George Washington Papers

To George Washington from General Henry Clinton, 29 September 1779

From General Henry Clinton

New York, Septr 29th 1779.


Upon receiving Your Letter of the 14th Ultimo,1 I transmitted the papers that accompanied it to His Excellency Lieut. General Knyphausen, who has sent me Col: Wurmb’s answer thereto; and in justice to that Gentleman, who is an Officer of distinguished merit, I have the honor to enclose the same, together with a translation thereof, for your perusal, by which You will perceive that his conduct has been much misrepresented.2 I have the honor to be Your Excellency’s Most obedt humble Servt

H. Clinton

LS, DLC:GW; copy, P.R.O.: 30/55, Carleton Papers.

1GW’s letter to Clinton on this subject is dated 25 August. The copy has “24th Ultimo.”

2The translation of Col. Ludwig von Wurmb’s letter to Lt. Gen. Wilhelm von Knyphausen, dated 7 Sept. at “Spiting Devil,” N.Y., reads: “In consequence of Your Excellency’s orders to make my report upon the enemy’s complaints against me, I have the honor to relate the true state of the matter thus:

“I was informed of the arrival of a Flag at my post, and thereupon rode out to receive it. I found a man there in a blue coat with white cuffs, and an other very indifferently dress’d. One of them had a white handkerchief tied to a little stick, and there was neither a Trumpeter, nor a Drummer, and still less any military escort with them. I asked for their dispatches, and they gave me a paper, signed, as they said, by one of their Generals, which contained nothing, but a permit to one of these men, to go down to the British lines at King’s bridge, in order to ask, whether a certain woman would be allowed to go to New York.

“According to the general custom of war a Flag of Truce (:if meaning to appear unsuspected:) ought to be accompanied by a Trumpeter, or Drummer, and a military escort, and to approach the enemy’s lines on more important business only, than the present futile pretence was. I therefore could not possibly take the two above mentioned men for a flag of truce, but on the contrary by appearances must look upon them as spies, and the more so, as I could not barely accept of a pass, which in my opinion any body may frame, to serve him as a cover in making such enquiries, as he may be in want of—And supposing even the pass to have been really given by the General of the enemy, it was certainly very exceptionable, for being delivered in such an uncustomary, irregular, and suspected manner. For if the General really intended to send a flag, he ought, no doubt, to have sent, and instructed it conformable to the custom of War.

“These circumstances determined me, earnestly to deprecate such flags in future; to which I added, that, if any should again presume to approach my post, without being accompanied by a Trumpeter, or a Drummer, and a military escort, I must order them to be fired upon. In the present case I put the two men under arrest, and made report of it to His Excellency Lieut. Genl Knyphausen, whose orders I received, and let the men go back next morning.

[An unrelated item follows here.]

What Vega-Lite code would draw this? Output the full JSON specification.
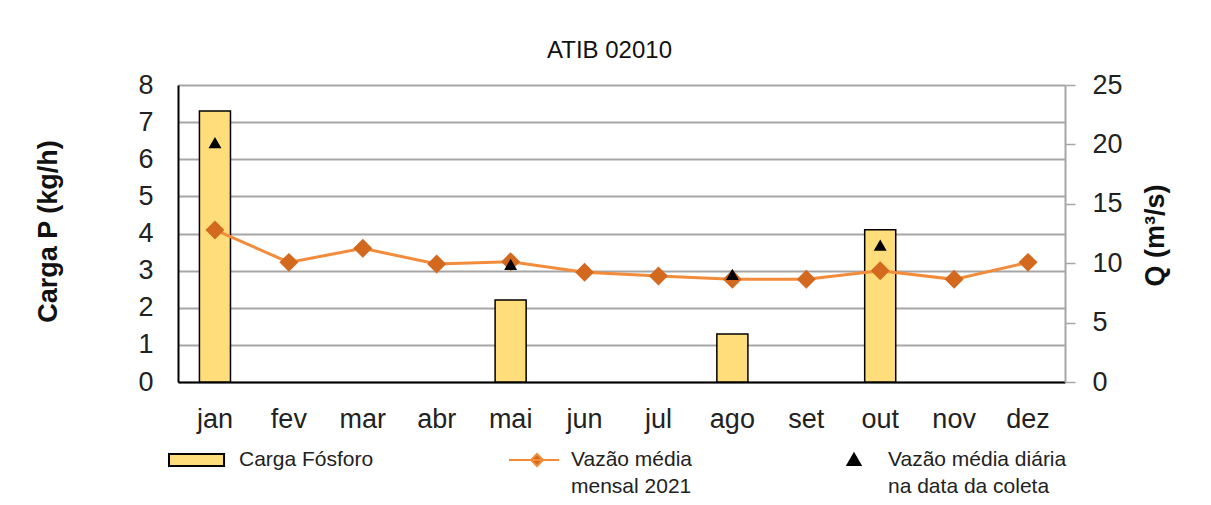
{
  "$schema": "https://vega.github.io/schema/vega-lite/v6.json",
  "width": 887,
  "height": 297,
  "autosize": {"type": "none"},
  "padding": {"left": 178, "top": 85, "right": 146, "bottom": 123},
  "background": "white",
  "title": {"text": "ATIB 02010", "fontSize": 24, "fontWeight": "normal", "font": "Liberation Sans", "color": "#111", "anchor": "middle", "baseline": "alphabetic", "offset": 26, "dx": -12, "dy": 37},
  "config": {
    "font": "Liberation Sans",
    "view": {"stroke": null},
    "legend": {"title": null, "labelFontSize": 21, "labelFont": "Liberation Sans", "labelColor": "#222", "symbolSize": 900, "symbolStrokeWidth": 2, "labelOffset": 18, "columnPadding": 130, "columns": 3, "direction": "horizontal", "gridAlign": "each", "labelLimit": 400}
  },
  "data": {"values": [
    {"mes": "jan", "serie": "Carga Fósforo", "valor": 7.3},
    {"mes": "mai", "serie": "Carga Fósforo", "valor": 2.21},
    {"mes": "ago", "serie": "Carga Fósforo", "valor": 1.29},
    {"mes": "out", "serie": "Carga Fósforo", "valor": 4.1},
    {"mes": "jan", "serie": "Vazão média mensal 2021", "valor": 12.8},
    {"mes": "fev", "serie": "Vazão média mensal 2021", "valor": 10.07},
    {"mes": "mar", "serie": "Vazão média mensal 2021", "valor": 11.25},
    {"mes": "abr", "serie": "Vazão média mensal 2021", "valor": 9.93},
    {"mes": "mai", "serie": "Vazão média mensal 2021", "valor": 10.13},
    {"mes": "jun", "serie": "Vazão média mensal 2021", "valor": 9.23},
    {"mes": "jul", "serie": "Vazão média mensal 2021", "valor": 8.92},
    {"mes": "ago", "serie": "Vazão média mensal 2021", "valor": 8.64},
    {"mes": "set", "serie": "Vazão média mensal 2021", "valor": 8.64},
    {"mes": "out", "serie": "Vazão média mensal 2021", "valor": 9.37},
    {"mes": "nov", "serie": "Vazão média mensal 2021", "valor": 8.64},
    {"mes": "dez", "serie": "Vazão média mensal 2021", "valor": 10.07},
    {"mes": "jan", "serie": "Vazão média diária na data da coleta", "valor": 20.1},
    {"mes": "mai", "serie": "Vazão média diária na data da coleta", "valor": 9.85},
    {"mes": "ago", "serie": "Vazão média diária na data da coleta", "valor": 9.0},
    {"mes": "out", "serie": "Vazão média diária na data da coleta", "valor": 11.47}
  ]},
  "encoding": {
    "x": {
      "field": "mes", "type": "nominal",
      "scale": {"domain": ["jan","fev","mar","abr","mai","jun","jul","ago","set","out","nov","dez"], "paddingInner": 0.58, "paddingOuter": 0.29},
      "axis": {"title": null, "labelAngle": 0, "labelFontSize": 27, "labelColor": "#222", "labelPadding": 24, "ticks": false, "domainColor": "#000", "domainWidth": 2, "labelFont": "Liberation Sans"}
    }
  },
  "layer": [
    {
      "transform": [{"filter": "datum.serie == 'Carga Fósforo'"}],
      "mark": {"type": "bar", "stroke": "#000", "strokeWidth": 1.5},
      "encoding": {
        "y": {"field": "valor", "type": "quantitative", "scale": {"domain": [0, 8], "nice": false},
          "axis": {"values": [0,1,2,3,4,5,6,7,8], "title": "Carga P (kg/h)", "titleFontSize": 27, "titleFontWeight": "bold", "titleColor": "#111", "titleAngle": 270, "titleAlign": "center", "titleBaseline": "middle", "titleX": -130, "titleY": 146, "labelFontSize": 27, "labelColor": "#222", "labelPadding": 25, "ticks": false, "domainColor": "#000", "domainWidth": 2, "grid": true, "gridColor": "#A6A6A6", "gridWidth": 2}},
        "fill": {"field": "serie", "type": "nominal",
          "scale": {"domain": ["Carga Fósforo", "Vazão média mensal 2021", "Vazão média diária na data da coleta"], "range": ["#FFDD7A", "#D2691E", "#000000"]},
          "legend": {"orient": "none", "legendX": 11, "legendY": 359, "encode": {"labels": {"update": {"lineHeight": {"value": 27}}}}, "labelExpr": "datum.label == 'Vazão média mensal 2021' ? ['Vazão média', 'mensal 2021'] : datum.label == 'Vazão média diária na data da coleta' ? ['Vazão média diária', 'na data da coleta'] : [datum.label, ' ']"}}
      }
    },
    {
      "encoding": {
        "y": {"field": "valor", "type": "quantitative", "scale": {"domain": [0, 25], "nice": false},
          "axis": {"orient": "right", "values": [0,5,10,15,20,25], "title": "Q (m³/s)", "titleFontSize": 27, "titleFontWeight": "bold", "titleColor": "#111", "titleAngle": 270, "titleAlign": "center", "titleBaseline": "middle", "titleX": 90, "titleY": 150, "labelFontSize": 27, "labelColor": "#222", "labelPadding": 17, "tickSize": 10, "tickColor": "#A6A6A6", "tickWidth": 1.5, "domainColor": "#A6A6A6", "domainWidth": 2, "grid": false}}
      },
      "layer": [
        {
          "transform": [{"filter": "datum.serie == 'Vazão média mensal 2021'"}],
          "mark": {"type": "line", "strokeWidth": 3},
          "encoding": {
            "stroke": {"field": "serie", "type": "nominal",
              "scale": {"domain": ["Carga Fósforo", "Vazão média mensal 2021", "Vazão média diária na data da coleta"], "range": ["#000000", "#F28C3A", "#000000"]},
              "legend": {"orient": "none", "legendX": 11, "legendY": 359, "encode": {"labels": {"update": {"lineHeight": {"value": 27}}}}, "labelExpr": "datum.label == 'Vazão média mensal 2021' ? ['Vazão média', 'mensal 2021'] : datum.label == 'Vazão média diária na data da coleta' ? ['Vazão média diária', 'na data da coleta'] : [datum.label, ' ']"}}
          }
        },
        {
          "transform": [{"filter": "datum.serie == 'Vazão média mensal 2021'"}],
          "mark": {"type": "point", "shape": "diamond", "filled": true, "size": 360, "opacity": 1, "strokeWidth": 0},
          "encoding": {
            "fill": {"field": "serie", "type": "nominal"}
          }
        },
        {
          "transform": [{"filter": "datum.serie == 'Vazão média diária na data da coleta'"}],
          "mark": {"type": "point", "filled": true, "size": 900, "opacity": 1, "strokeWidth": 0},
          "encoding": {
            "fill": {"field": "serie", "type": "nominal"},
            "shape": {"field": "serie", "type": "nominal",
              "scale": {"domain": ["Carga Fósforo", "Vazão média mensal 2021", "Vazão média diária na data da coleta"],
                "range": ["M-2.4,-0.4H1.27V0.4H-2.4Z", "M-1.87,0H1.47M0,-0.4L0.4,0L0,0.4L-0.4,0ZM11.13,0", "M0,-0.42L0.43,0.33L-0.43,0.33Z"]},
              "legend": {"orient": "none", "legendX": 11, "legendY": 359, "encode": {"labels": {"update": {"lineHeight": {"value": 27}}}}, "labelExpr": "datum.label == 'Vazão média mensal 2021' ? ['Vazão média', 'mensal 2021'] : datum.label == 'Vazão média diária na data da coleta' ? ['Vazão média diária', 'na data da coleta'] : [datum.label, ' ']"}}
          }
        }
      ]
    }
  ],
  "resolve": {"scale": {"y": "independent"}}
}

“It may be, that in the conversation with these people some hard expressions were used against the hostile General Clinton, if he thinks it an affront to be called a Rebel-General—I am sorry, if he found himself hit by it. In the mean time on my part I thought, that he deserved that Character, and in future must take better care, not to give his Flags of Truce such a suspected and irregular appearance, and that he must more deliberately consider, on what occasions he ought to send them to an enemy’s post.

“For the rest I am surprized to find, the American Officer has so very little sense of the politeness shewn to him afterwards, when he had owned himself, that a gross mistake had been committed on his side, for which he said in excuse, that he had not known better, nor had he received any other instructions from his Generals—I must conclude, he never was treated with any degree of politeness before, and so must have look’d upon it as something very extraordinary of course.

“I appeal to the enemy’s officers themselves, that ever came to my post with flags—they may say, how I treated them. If they came in a due and regular manner, they were always received with all possible politeness according to the circumstances—The arresting of the present flag, and the threats, which they must hear, how suspected flags ought to be treated, and would be treated by me in future, was a natural consequence of their own conduct, and can not possibly be imputed to any body but themselves” (DLC:GW; the LS, in German, is also in DLC:GW).

For an account of this affair from the perspective of the American officer involved, see William Heath to GW, 25 Aug. (second letter), n.3.